EXCERPTED DATA ::

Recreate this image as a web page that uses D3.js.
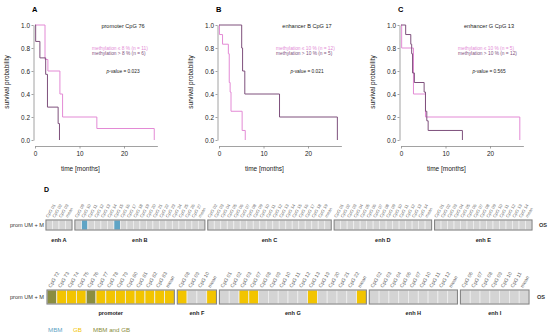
---
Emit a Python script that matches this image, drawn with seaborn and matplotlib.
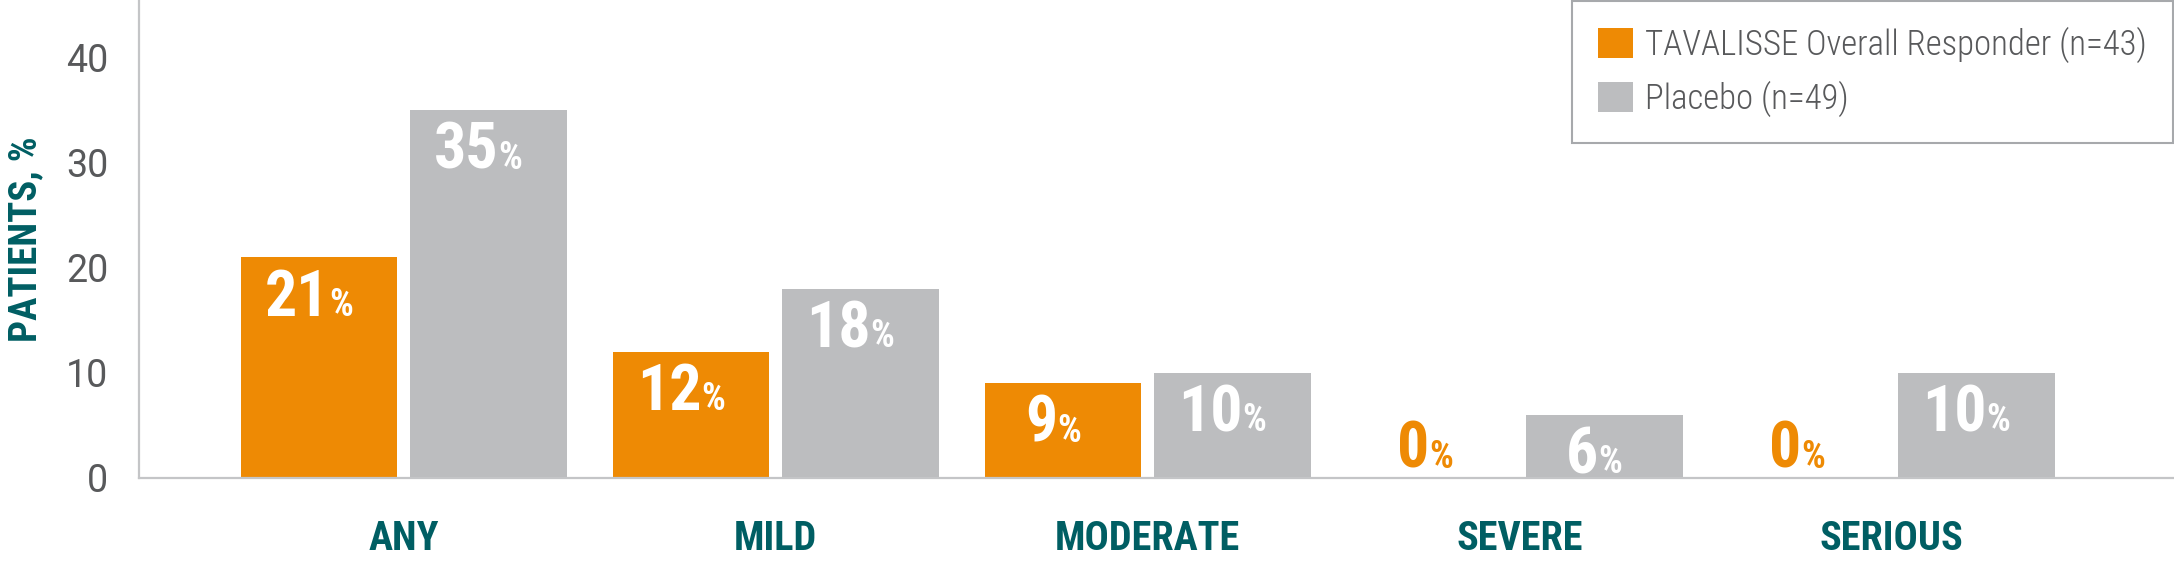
...
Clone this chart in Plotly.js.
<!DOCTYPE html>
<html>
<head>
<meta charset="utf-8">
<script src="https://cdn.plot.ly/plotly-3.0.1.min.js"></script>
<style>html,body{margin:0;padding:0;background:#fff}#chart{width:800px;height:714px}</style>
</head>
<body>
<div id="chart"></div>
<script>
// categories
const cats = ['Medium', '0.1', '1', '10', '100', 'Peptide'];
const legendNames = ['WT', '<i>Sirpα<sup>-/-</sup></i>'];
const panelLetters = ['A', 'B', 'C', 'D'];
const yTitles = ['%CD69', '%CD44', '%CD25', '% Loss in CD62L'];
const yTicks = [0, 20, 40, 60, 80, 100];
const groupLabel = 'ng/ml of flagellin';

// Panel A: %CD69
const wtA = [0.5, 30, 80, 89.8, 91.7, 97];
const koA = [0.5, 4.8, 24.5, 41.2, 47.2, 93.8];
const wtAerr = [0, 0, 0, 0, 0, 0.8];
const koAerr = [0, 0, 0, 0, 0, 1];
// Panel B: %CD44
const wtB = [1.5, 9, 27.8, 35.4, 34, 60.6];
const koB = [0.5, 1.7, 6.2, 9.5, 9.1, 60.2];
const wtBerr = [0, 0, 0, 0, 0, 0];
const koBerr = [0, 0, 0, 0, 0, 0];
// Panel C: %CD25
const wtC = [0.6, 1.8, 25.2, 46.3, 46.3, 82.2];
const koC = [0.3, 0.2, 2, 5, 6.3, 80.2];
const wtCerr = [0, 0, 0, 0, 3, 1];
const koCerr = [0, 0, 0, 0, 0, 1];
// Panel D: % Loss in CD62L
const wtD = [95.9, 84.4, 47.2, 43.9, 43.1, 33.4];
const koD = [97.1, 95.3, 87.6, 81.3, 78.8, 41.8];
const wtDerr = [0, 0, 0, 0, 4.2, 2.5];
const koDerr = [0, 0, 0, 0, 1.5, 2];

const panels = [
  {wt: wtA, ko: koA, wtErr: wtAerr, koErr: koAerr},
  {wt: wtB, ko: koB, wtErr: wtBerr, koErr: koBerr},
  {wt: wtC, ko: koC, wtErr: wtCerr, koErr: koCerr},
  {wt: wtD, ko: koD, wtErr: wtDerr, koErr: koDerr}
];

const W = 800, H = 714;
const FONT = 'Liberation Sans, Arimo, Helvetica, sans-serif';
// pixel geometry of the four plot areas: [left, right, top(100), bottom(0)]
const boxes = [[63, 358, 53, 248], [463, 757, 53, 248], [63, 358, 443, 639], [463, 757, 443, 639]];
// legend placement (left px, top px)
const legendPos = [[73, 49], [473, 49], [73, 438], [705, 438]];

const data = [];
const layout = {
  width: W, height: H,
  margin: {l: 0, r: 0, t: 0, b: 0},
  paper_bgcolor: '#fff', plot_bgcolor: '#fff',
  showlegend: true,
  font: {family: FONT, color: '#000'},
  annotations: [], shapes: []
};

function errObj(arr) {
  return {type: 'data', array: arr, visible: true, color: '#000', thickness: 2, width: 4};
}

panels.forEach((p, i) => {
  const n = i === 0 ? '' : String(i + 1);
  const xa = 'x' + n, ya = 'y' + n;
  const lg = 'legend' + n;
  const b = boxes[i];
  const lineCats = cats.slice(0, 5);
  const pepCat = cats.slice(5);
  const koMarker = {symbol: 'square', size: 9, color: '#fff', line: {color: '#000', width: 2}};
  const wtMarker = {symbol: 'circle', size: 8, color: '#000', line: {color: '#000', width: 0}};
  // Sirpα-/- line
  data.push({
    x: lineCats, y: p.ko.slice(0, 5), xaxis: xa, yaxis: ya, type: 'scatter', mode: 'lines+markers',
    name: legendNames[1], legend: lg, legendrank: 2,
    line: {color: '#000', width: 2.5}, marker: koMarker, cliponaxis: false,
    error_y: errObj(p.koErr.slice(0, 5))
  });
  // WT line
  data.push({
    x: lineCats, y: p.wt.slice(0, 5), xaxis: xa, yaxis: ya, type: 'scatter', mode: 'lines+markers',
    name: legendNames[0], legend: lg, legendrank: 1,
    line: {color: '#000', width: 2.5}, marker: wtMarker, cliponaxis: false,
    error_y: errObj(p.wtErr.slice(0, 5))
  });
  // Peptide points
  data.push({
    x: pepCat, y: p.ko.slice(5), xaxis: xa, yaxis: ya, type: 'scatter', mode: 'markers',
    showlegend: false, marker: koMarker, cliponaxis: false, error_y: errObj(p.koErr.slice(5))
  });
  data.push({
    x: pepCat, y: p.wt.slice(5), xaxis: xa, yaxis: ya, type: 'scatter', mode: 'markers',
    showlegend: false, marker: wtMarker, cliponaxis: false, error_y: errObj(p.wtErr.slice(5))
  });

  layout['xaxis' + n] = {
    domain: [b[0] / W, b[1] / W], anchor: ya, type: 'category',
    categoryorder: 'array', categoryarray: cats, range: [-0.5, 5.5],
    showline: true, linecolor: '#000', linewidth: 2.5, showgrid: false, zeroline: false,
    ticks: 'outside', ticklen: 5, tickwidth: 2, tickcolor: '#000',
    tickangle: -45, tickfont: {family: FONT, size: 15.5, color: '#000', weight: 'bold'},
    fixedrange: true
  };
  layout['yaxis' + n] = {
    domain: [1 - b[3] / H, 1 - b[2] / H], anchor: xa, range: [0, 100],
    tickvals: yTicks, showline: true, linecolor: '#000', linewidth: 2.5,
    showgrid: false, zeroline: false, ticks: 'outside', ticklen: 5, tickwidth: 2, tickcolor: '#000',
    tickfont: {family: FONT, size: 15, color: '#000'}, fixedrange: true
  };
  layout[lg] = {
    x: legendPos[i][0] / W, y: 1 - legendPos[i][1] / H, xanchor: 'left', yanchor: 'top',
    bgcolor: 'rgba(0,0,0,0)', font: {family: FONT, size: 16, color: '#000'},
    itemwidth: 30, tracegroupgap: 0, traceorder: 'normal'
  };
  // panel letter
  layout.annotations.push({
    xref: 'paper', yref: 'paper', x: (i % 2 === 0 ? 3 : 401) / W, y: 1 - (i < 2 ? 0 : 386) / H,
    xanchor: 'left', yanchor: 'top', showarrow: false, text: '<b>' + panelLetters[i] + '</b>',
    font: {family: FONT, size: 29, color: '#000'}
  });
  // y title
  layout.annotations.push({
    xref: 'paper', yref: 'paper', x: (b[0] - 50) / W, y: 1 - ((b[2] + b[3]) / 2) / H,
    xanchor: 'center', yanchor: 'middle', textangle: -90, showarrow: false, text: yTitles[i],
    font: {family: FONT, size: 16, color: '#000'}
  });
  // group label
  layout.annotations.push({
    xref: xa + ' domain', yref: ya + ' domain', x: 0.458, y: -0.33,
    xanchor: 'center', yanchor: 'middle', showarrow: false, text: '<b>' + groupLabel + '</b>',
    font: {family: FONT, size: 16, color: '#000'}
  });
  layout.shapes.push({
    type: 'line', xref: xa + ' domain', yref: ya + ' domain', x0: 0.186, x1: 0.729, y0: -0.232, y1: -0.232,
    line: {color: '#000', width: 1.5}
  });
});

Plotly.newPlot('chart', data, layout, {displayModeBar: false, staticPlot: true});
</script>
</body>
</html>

TO BE DONE ::
All lines in the listing above from the line containing "Clone this chart in Plotly.js." to the line containing "const groupLabel = 'ng/ml of flagellin';", inclusive, should be retyped exactly; no other lines should appear.

SOLUTION FOR THIS EXERCISE ::
Clone this chart in Plotly.js.
<!DOCTYPE html>
<html>
<head>
<meta charset="utf-8">
<script src="https://cdn.plot.ly/plotly-3.0.1.min.js"></script>
<style>html,body{margin:0;padding:0;background:#fff}#chart{width:800px;height:714px}</style>
</head>
<body>
<div id="chart"></div>
<script>
// categories
const cats = ['Medium', '0.1', '1', '10', '100', 'Peptide'];
const legendNames = ['WT', '<i>Sirpα<sup>-/-</sup></i>'];
const panelLetters = ['A', 'B', 'C', 'D'];
const yTitles = ['%CD69', '%CD44', '%CD25', '% Loss in CD62L'];
const yTicks = [0, 20, 40, 60, 80, 100];
const groupLabel = 'ng/ml of flagellin';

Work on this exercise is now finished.